His system kills in the millions not single digits.
Iran is feeling the pressure and a deal will be made.
Ren-
Thanks for the info, I'll Tweat that if I can find a good link somewhere.
Beak-
I don't think Iran's mullahs care about pressure, at least not as much as Ahmadinajahd cares about his prospects for re-election. The average Iranian would like to see a move towards normalization of relations with the US, which he is all too aware of.
Still, I wouldn't bet the farm on Saberi's prospects. It's possible, that's all.
Ren-
The woman you mentioned was seventeen years old and confessed to robbery and murder of her father's female cousin. She's toast. Even if the boyfriend actually did it, she was still probably a willing accomplice in everything. Even if they don't execute her she'll probably spend the rest of her life in an Iranian prison, or a good large portion of it. I feel for her to an extent, but there are others for whom time is better devoted to helping. People that are actually innocent of any crime at all, for example.
She was not seven, she was seventeen, old enough to know not to commit such crimes. I admit I hope they show her some leniency, but I'm not going to go out of my way over it. She was just a dumb bitch that let her boyfriend lead her by the nose. Just because it happened in Iran doesn't mean she's being persecuted. Stupidity has ruined more lives than actual criminality. It's not necessarily deserving of sympathy when it comes to murder.
Pagan
Iran knows who is holding back Israel. The pressure is greater than you presume.
Beak-
Israel has nothing to do with this issue. If the Iranian's stubborn refusal to back away from nuclear development isn't enough to make the Israelis cut loose on them, the fate of this one lone woman, an Iranian as well as American citizen, is not going to move them to action.
Iran might well let Saberi go, as a goodwill gesture, for propaganda purposes.
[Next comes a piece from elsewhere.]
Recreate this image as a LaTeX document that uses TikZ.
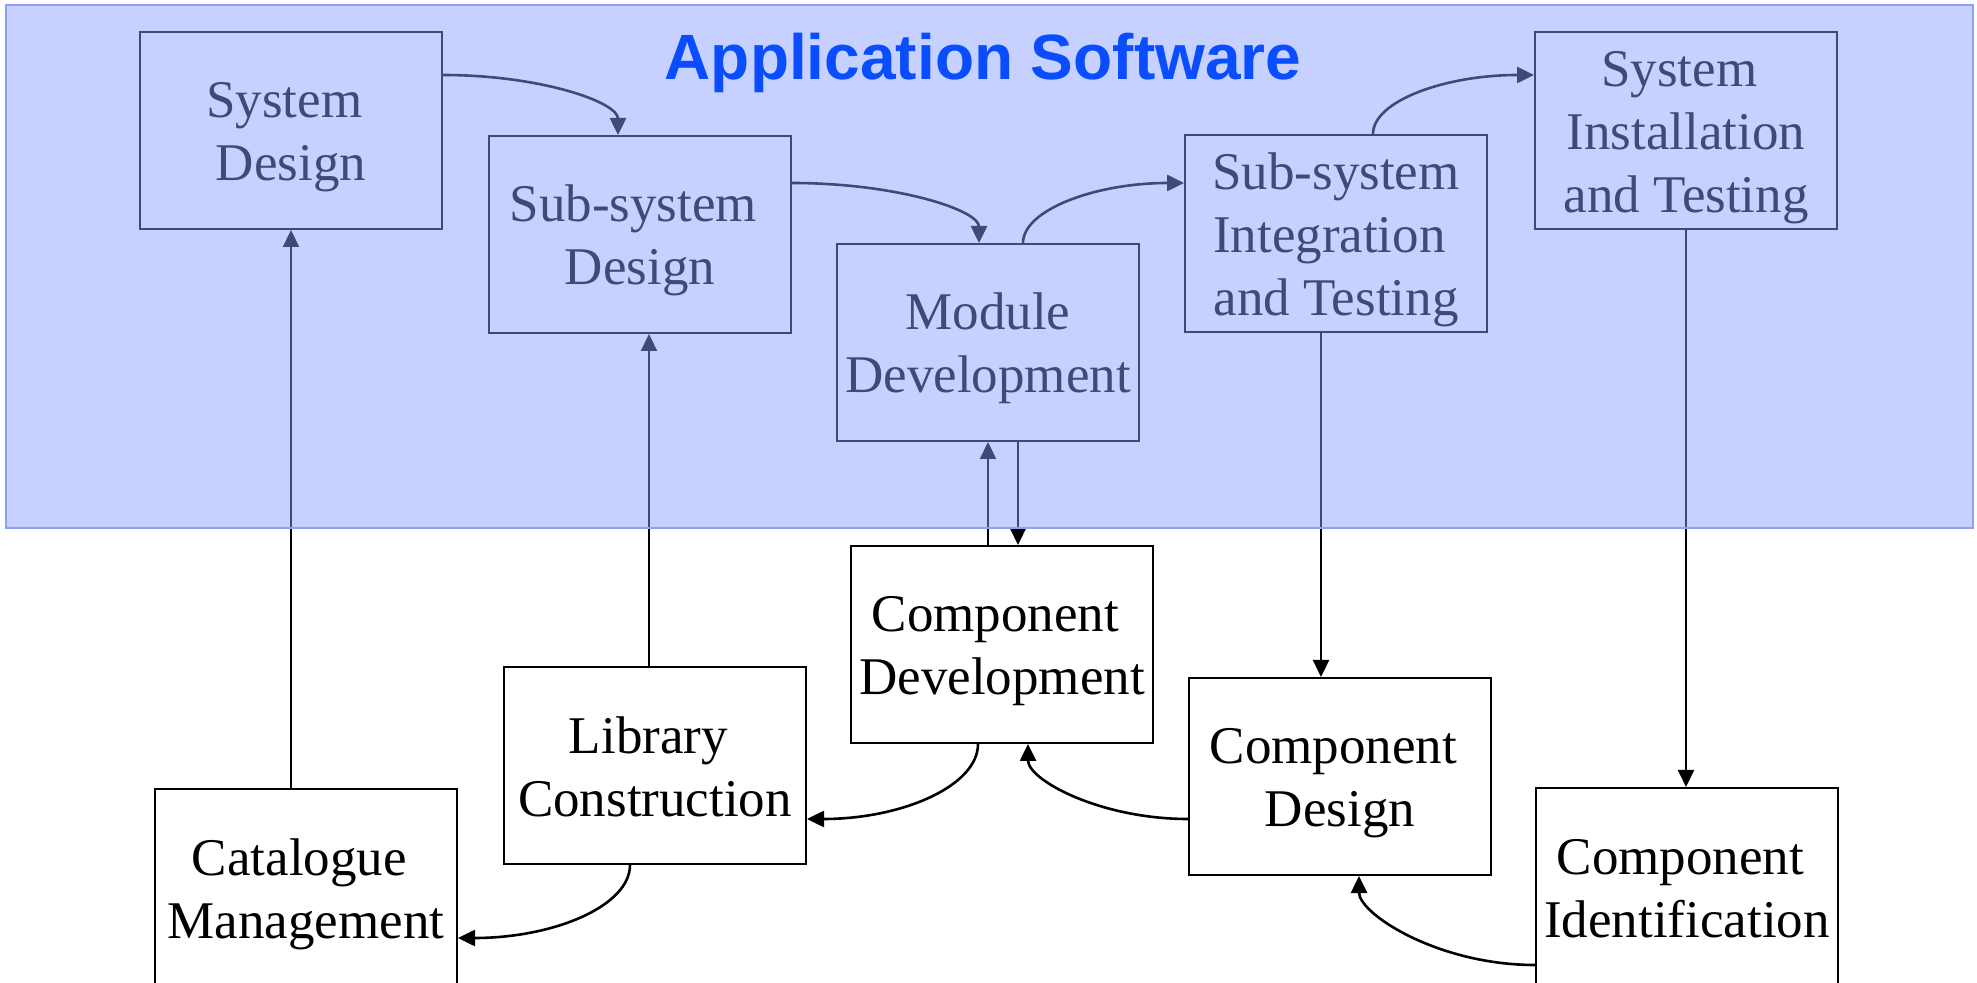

In the meantime, there are others, also American citizens, whose fate in Iran is either very precarious or whose fate is altogether unknown.
In the grand scheme of things, they are irrelevant from the perspective of power politics on an international level, or pawns at best. Were it not for some international groups advocating on their behalf, no national leader anywhere would give them so much as a second thought. Sad but true.
Beakerkin the teabagger is here.
Pagan: Saberi's father says she is healthy. She will be acquitted because of the international pressure.
I doubt if Ahmadinajahd will win the next election, with the mullahs wanting relations to be better with the US, and the economy.
Trade unions are illegal in Iran, but the workers have them anyway. Several unionists are always in jail.
Here is another example of the US putting Islamists into power, to prevent socialism. Even elements of the Shah's government supported the Islamists along with Stalinists.
Ren
You are off your rocker. Commies colaberated with religious lunatics. This is a well known fact.
Sorry if history and logic are beyond your grasp
Ren-
Saberi's father has made conflicting statements about her health and state of mind over as little as a two-day period, ending with she is well. I say there is a good chance Ahmadinajahd will lose, as he seems to be something of an embarrassment. He has no real power other than the bully pulpit of his office. The mullahs make the decisions, and they want somebody more pliable, less of a loaded cannon. Ahmadinajahd tries to walk the tightrope between them and the people. Such people always come across clownish.
As far as the mullahs wanting better relations with the US, I think probably some of them do, some of them don't, its not all cut-and-dried.
Carter paved the way for the mullahs to take over because the Shah was becoming an international political liability, and probably also because he seemed to think the tide was turning that way and he wanted to get in front of it, but it backfired on him. Luckily for us, the mullahs refused to align with the Soviets as well, which they could have easily done.
In effect, they wanted to be, and tried to be, neutral, but that was difficult in the face of their hostility to Israel and the US. They tried to be independent without being isolated, a rarity. It's almost impossible to not join international alliances in the modern era without being marginalized, if not completely shut out. The mullahs have always wanted to be the regional power broker, not a bit player. That has always been the main reason for the continuing dilemas with them.
In the grand scheme of things, international worries about Iran going socialist are somewhat trivial in the face of the decades long instabilities and uncertainties the Iranian regime has fostered, in the form of Hezbollah, Hamas, and other concerns.
Beak-
The Soviets tried to have relations with Iran, with limited success. Gorbachev visited the Ayatollah Khomeini, who told him publicly that he should abandon communism, which he described as a morally bankrupt system, and embrace Islam. The mullahs are not the most diplomatically savvy people on earth, to put it lightly.
It is no mystery the Soviets and their adherents in the region would want relations with one of the world's most prolific oil producers at a time when the Cold War was at its zenith.
The Realpolitik we felt obliged to engage in with Iran in the nineteen-fifties may have been deemed necessary at the time, but rightly or wrongly it has had consequences that have lasted to today. That's just the way of the world.
We gave our puppets too much leeway, and it came back to bite us in the ass. Even if a lot of the complaints were greatly exaggerated, we still supplied plenty of ammunition to our detractors.